Measures to improve services
Speaking to the Daily Graphic in Accra yesterday, the acting Managing Director of the GWCL, Mr Kwaku Godson Dovlo, said more district offices would be opened in the regions to serve the rural communities better.
He also said the single national utility company (GWCL) had started full operation with the introduction of measures to make the company more viable.
The measures, he added, included the establishment of a directorate called the Special Business Unit which would focus on turning some of the branches of the GWCL in the regions into purely commercial entities to serve the people well and rake in more resources to augment the company’s budget.
Rehabilitation of old lines
The company is also adding more distribution lines and points to the existing ones, rehabilitating old pipelines and laying new ones in developing areas to meet the needs of the people.
Mr Dovlo said when the district offices were opened, they would replace the existing GWCL kiosks in the regions and serve as revenue collection points.
He added that a mineral water manufacturing and bottling sector would also be introduced to produce water for the market.
Mr Dovlo promised that with the successful implementation of the merger, Ghanaians would be supplied with good and clean drinking water.

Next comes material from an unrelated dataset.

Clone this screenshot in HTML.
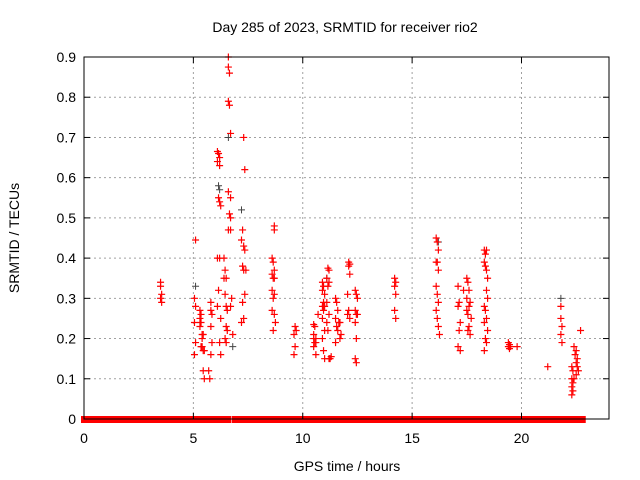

Complement management efforts
He mentioned some of the challenges that the company faced as expired water treatment chemicals, perpetration of fraud and embezzlement, as well as system failures, and said these would be tackled seriously.
The acting managing director urged all the staff of the company, particularly the GWCL Women’s Association, known as Water Ladies, to complement the effort of the new management to further develop the company.
He also advised Water Ladies, which is holding a three-day national delegates conference, to mobilise their members and the men for periodic revenue mobilisation exercises to help improve upon their collection rate and the company’s financial situation as a whole.
He said women were naturally gifted with the skills of helping to change negative situations to positive ones and appealed to them to support the management to change the image of the company for the better.
According to Mr Dovlo, presently, the GWCL was in a crisis and the management was under pressure in all aspects of its operations and mentioned the difficulty in getting inadequate funding for the maintenance and rehabilitation of facilities.
Other challenges included huge water supply shortfalls, poor water flow, high operational cost, low cost recovery rate, low billing and low revenue collection, slow response to faults or leakages, and illegal connections.
Cabinet has approved a decision to merge the GWCL and the GUWL into a single national utility to improve efficiency in the production and distribution of water in the country.
A committee chaired by Nii Boi Ayibotele, a water consultant, was instituted to facilitate the merger.
The objective for the restructuring is to eliminate waste, expand the supply of safe water in urban areas and ensure that the poor have access to water supply, while ensuring sustainability through cost recovery and improved sector management.
The government decided to create the GUWL upon the expiration of a contractual agreement with Aqua Vittens Rand. The creation of the GUWL was a temporary measure, pending the government’s decision on a long-tern arrangement for improving water supply.